WHAT IS EXPECTED: Starting at the first line of the entries below, restate each line exactly until you reach the line with "const pctStars = [32.4, null, null];", and print that one too. Leave the pictures out and stop there.

Figure scripts:
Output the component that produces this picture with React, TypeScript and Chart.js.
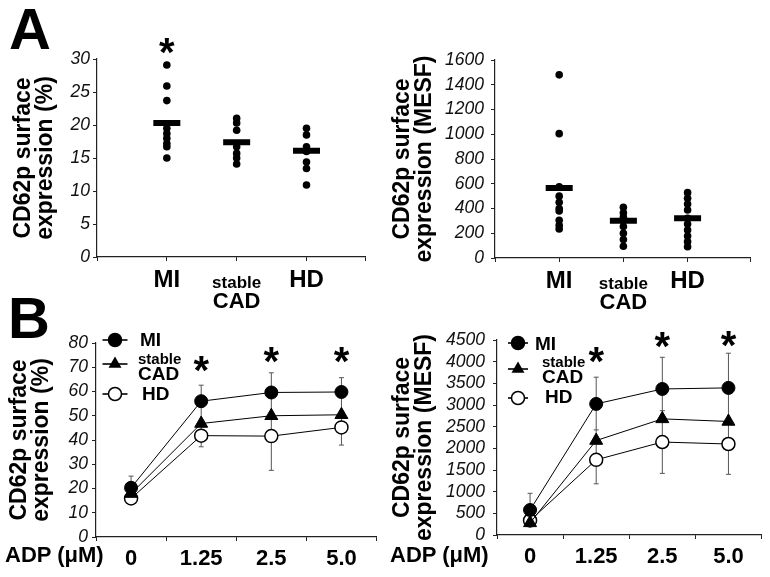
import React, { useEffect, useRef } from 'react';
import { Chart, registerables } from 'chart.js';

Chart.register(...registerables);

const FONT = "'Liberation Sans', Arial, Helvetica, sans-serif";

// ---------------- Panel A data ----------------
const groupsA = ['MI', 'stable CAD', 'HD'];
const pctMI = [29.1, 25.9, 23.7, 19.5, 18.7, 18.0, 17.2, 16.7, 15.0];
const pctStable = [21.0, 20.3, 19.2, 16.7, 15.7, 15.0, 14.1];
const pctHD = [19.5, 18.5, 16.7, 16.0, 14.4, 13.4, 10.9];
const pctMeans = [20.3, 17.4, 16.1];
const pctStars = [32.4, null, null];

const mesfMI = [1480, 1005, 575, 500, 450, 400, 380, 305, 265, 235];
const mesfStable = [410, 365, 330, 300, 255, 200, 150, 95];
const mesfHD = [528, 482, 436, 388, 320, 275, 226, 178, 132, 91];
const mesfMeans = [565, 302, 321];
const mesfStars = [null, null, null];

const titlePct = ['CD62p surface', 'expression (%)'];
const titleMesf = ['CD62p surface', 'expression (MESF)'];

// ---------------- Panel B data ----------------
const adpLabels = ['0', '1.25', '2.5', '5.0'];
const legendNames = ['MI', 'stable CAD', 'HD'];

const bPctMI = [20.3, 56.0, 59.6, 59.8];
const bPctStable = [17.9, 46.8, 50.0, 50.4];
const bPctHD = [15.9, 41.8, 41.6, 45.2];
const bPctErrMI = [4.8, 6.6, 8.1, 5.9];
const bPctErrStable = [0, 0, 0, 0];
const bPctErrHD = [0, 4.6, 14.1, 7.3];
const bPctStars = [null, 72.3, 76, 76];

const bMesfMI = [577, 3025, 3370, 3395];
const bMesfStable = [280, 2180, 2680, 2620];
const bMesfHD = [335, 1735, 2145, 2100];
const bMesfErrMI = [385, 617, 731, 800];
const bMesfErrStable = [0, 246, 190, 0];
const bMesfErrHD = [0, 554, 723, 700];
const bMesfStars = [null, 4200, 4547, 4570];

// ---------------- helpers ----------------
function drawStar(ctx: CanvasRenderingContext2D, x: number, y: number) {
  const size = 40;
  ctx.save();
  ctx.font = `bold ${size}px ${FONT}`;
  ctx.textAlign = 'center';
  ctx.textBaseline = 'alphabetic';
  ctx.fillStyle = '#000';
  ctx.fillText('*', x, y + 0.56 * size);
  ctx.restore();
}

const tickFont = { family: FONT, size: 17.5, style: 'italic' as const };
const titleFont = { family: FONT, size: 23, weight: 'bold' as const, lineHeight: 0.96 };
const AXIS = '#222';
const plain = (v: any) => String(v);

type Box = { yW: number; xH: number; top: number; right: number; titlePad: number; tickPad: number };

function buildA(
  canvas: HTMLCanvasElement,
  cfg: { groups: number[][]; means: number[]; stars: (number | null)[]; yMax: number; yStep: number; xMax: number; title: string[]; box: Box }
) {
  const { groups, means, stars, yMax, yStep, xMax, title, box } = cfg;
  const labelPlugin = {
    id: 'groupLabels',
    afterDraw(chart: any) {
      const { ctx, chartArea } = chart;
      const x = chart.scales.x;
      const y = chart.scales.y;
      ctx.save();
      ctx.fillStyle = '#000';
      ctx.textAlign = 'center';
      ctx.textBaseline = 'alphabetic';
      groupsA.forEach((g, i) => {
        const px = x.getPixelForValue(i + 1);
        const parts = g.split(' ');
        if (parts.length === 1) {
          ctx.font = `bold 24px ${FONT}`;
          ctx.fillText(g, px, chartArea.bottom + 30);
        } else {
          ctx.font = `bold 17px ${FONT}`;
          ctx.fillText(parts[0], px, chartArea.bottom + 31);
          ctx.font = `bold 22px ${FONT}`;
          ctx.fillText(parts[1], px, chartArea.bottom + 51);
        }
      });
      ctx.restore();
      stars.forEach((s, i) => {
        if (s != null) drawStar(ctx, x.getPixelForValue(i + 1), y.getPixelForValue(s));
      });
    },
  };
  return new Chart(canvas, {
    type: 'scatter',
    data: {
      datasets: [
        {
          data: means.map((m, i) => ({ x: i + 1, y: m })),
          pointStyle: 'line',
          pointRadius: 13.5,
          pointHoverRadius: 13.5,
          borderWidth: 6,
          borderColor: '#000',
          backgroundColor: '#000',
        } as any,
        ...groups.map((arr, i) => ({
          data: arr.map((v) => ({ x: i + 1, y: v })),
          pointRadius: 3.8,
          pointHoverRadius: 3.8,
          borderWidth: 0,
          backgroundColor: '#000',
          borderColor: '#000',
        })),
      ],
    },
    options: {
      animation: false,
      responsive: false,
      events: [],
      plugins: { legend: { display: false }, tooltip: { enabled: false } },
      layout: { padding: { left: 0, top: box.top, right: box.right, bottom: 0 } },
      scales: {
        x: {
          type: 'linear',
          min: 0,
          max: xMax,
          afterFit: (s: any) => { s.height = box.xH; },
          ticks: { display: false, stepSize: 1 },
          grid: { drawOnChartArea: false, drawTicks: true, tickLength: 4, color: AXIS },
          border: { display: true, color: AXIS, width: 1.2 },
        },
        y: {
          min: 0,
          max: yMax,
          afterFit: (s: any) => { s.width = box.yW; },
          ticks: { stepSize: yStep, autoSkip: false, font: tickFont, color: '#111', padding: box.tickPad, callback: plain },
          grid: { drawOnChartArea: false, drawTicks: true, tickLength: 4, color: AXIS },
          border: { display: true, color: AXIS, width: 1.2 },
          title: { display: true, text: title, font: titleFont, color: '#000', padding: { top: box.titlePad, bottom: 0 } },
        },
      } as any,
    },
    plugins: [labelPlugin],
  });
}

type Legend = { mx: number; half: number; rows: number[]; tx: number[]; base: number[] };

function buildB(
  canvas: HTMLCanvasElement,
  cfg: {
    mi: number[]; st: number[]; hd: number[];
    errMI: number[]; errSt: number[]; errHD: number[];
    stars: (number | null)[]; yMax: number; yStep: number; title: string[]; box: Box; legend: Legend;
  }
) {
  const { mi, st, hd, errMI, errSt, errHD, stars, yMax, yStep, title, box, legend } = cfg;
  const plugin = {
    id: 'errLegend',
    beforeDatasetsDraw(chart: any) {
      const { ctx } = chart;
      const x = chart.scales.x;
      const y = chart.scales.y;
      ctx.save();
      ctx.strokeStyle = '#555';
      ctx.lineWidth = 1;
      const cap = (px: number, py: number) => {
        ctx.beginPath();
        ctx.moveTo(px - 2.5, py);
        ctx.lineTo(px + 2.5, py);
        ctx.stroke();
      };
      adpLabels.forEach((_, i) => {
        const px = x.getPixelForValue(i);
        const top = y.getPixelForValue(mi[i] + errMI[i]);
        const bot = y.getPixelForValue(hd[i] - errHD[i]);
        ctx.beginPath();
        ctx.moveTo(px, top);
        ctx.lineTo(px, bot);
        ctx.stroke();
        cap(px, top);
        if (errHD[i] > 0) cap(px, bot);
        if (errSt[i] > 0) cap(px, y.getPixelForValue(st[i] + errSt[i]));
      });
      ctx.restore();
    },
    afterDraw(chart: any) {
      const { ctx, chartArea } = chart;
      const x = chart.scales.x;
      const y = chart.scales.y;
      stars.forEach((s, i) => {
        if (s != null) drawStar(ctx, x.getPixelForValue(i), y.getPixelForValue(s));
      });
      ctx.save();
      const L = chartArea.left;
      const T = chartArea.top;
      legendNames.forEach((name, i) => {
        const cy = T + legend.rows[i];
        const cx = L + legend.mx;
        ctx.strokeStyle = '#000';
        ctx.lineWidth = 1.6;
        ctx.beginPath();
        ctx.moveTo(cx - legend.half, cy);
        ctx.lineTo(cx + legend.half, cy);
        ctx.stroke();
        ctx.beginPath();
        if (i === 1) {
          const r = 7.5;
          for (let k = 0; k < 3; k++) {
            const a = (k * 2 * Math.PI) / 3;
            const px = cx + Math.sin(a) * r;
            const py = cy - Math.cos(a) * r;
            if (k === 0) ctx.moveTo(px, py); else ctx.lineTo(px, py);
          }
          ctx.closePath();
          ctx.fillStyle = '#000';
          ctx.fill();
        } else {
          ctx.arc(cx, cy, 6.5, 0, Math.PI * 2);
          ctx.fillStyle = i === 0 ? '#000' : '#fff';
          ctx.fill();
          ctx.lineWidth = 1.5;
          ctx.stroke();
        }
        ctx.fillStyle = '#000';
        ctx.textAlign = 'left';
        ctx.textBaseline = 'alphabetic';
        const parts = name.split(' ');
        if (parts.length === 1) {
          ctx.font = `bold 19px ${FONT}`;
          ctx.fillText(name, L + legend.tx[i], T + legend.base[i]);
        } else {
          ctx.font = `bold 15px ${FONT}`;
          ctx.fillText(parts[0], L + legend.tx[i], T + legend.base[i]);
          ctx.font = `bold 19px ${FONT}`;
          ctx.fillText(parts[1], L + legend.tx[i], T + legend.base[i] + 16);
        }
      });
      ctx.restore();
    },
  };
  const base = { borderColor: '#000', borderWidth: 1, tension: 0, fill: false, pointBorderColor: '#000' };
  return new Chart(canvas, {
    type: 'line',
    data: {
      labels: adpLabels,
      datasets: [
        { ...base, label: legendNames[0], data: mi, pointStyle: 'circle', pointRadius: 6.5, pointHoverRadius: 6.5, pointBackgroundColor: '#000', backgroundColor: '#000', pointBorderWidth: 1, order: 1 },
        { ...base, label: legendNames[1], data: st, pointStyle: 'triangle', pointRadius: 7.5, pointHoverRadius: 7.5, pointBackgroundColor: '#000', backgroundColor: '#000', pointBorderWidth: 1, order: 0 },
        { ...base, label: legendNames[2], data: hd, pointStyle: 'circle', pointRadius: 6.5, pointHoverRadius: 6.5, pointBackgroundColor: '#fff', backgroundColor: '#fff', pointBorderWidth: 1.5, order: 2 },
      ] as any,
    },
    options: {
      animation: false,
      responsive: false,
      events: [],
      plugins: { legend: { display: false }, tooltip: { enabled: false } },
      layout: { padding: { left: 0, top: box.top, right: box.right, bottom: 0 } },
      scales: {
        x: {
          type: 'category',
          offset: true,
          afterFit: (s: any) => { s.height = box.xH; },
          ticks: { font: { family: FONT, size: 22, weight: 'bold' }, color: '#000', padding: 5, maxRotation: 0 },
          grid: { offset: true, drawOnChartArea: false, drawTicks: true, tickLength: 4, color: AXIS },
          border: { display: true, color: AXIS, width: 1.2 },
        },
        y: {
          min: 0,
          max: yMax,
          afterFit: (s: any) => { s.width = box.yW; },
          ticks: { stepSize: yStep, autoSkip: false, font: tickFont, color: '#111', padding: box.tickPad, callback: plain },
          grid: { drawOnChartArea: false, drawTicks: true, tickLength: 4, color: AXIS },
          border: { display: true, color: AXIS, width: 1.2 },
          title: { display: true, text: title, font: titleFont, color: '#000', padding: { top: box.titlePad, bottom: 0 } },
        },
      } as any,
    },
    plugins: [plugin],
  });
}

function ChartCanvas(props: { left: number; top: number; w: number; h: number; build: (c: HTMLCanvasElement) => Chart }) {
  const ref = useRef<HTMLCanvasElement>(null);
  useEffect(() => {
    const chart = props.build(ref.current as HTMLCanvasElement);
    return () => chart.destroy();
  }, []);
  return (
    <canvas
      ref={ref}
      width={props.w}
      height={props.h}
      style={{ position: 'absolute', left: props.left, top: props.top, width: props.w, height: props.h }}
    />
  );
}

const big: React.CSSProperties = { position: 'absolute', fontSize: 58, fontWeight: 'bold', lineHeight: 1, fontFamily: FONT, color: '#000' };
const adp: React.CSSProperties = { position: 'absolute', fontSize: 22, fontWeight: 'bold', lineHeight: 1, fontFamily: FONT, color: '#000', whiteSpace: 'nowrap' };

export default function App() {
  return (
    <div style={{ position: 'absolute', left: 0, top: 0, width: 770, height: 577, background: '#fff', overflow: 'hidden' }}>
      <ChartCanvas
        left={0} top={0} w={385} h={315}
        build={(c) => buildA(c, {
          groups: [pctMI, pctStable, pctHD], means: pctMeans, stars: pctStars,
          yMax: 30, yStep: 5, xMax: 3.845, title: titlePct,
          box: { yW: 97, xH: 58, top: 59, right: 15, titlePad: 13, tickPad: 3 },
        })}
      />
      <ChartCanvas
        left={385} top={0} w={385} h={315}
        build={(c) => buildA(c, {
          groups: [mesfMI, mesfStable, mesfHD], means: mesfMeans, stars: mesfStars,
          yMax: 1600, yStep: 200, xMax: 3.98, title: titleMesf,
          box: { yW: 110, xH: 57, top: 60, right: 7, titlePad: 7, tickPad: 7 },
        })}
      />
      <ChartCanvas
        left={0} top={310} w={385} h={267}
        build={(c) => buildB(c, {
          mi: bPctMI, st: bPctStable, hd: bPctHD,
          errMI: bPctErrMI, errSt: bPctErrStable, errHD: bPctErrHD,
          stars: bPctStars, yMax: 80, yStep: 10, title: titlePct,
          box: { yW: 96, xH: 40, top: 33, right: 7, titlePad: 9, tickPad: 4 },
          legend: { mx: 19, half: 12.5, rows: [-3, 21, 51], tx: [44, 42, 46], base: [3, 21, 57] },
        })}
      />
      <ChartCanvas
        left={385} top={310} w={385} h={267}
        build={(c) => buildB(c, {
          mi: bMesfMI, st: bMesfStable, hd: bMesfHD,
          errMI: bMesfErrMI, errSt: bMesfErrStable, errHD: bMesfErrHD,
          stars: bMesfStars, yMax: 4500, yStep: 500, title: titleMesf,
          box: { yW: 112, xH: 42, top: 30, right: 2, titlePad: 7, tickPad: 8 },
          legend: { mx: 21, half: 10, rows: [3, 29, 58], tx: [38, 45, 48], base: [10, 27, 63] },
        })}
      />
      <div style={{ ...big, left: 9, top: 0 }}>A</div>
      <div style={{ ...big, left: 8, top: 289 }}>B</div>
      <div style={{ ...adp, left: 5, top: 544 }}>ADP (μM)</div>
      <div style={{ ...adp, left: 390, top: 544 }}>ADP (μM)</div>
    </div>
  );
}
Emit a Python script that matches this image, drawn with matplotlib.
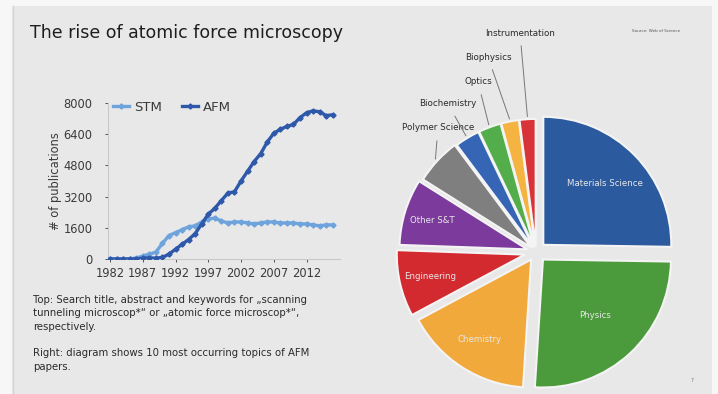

SOLUTION BELOW:
Output the component that produces this picture with React, TypeScript and Chart.js.
import React, { useEffect, useRef } from 'react';
import { Chart, registerables } from 'chart.js';

Chart.register(...registerables);

const FONT = "'Liberation Sans', Arial, Helvetica, sans-serif";

// ---------------- Panel A data ----------------
const groupsA = ['MI', 'stable CAD', 'HD'];
const pctMI = [29.1, 25.9, 23.7, 19.5, 18.7, 18.0, 17.2, 16.7, 15.0];
const pctStable = [21.0, 20.3, 19.2, 16.7, 15.7, 15.0, 14.1];
const pctHD = [19.5, 18.5, 16.7, 16.0, 14.4, 13.4, 10.9];
const pctMeans = [20.3, 17.4, 16.1];
const pctStars = [32.4, null, null];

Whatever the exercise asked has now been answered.